Rahner’s essay raises questions about the trinitarian shape of Christian anthropology – that human personhood can be ‘understood’ only insofar as we speak of the dynamic and perichoretic life of God – i.e. of Father, Son and Spirit in their giving and receiving, and in their perfect unity. And so Rahner talks not only about divine Fatherhood – that childhood takes its meaning and raison d’être from the Fatherhood of God, and that maturity means growing into fuller realisation of our being children of the Father – but also about the fact that human being is grounded in the sonship of the Son:

… all childhood in heaven and on earth derives its name and its origin from that one childhood in which the Logos itself receives its own nature in the act of eternal generation by the Father, in which we ourselves are admitted by grace to become participants in this self-bestowal of the Father upon the Logos and so have a share in the divine nature … Childhood is only truly understood, only realises the ultimate depths of its own nature, when it is seen as based upon the foundation of childhood of God. And when we really want to know what the real connection is between human childhood and childhood of God, then we need to commit ourselves to the infinite depths and power of that transcendental movement which is latent in human childhood itself, and allow ourselves to be projected from this into that which is enjoined upon us in the Christian teaching about the Father in heaven, and about men who have received the grace from the life of God himself to be children of God and brothers and sisters of one another.

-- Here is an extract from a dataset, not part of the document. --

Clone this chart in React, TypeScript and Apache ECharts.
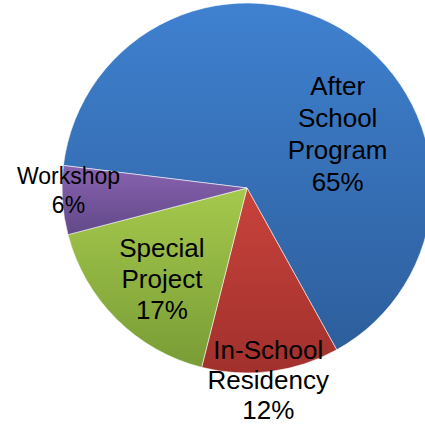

william-adolphe-bouguereau-a-childhood-idyll-1900Rahner fails (in this essay) to go on and develop the pneumatalogical dimensions of childhood – and of human being – though this final sentence at least hints of the communality of personhood, that one’s identity is ontologically bound up with that of the other, a reality only truly possible in the Spirit.

One of Rahner’s most pastorally potent claims, however, is his insistence that we do not lose or leave behind our childhood; rather, our childhood goes with us into our eternity:

Childhood endures as that which is given and abiding, the time that has been accepted and lived through freely. Childhood does not constitute past time, time that has eroded away, but rather that which remains, that which is coming to meet us as an intrinsic element in the single and enduring completeness of the time of our existence considered as a unity, that which we call the eternity of man as saved and redeemed. We do not lose childhood as that which recedes ever further into our past, that which remains behind as we advance forward in time, but rather we go towards it as that which has been achieved in time and redeemed forever in time. We only become the children whom we were because we gather up time – and in this our childhood too – into our eternity.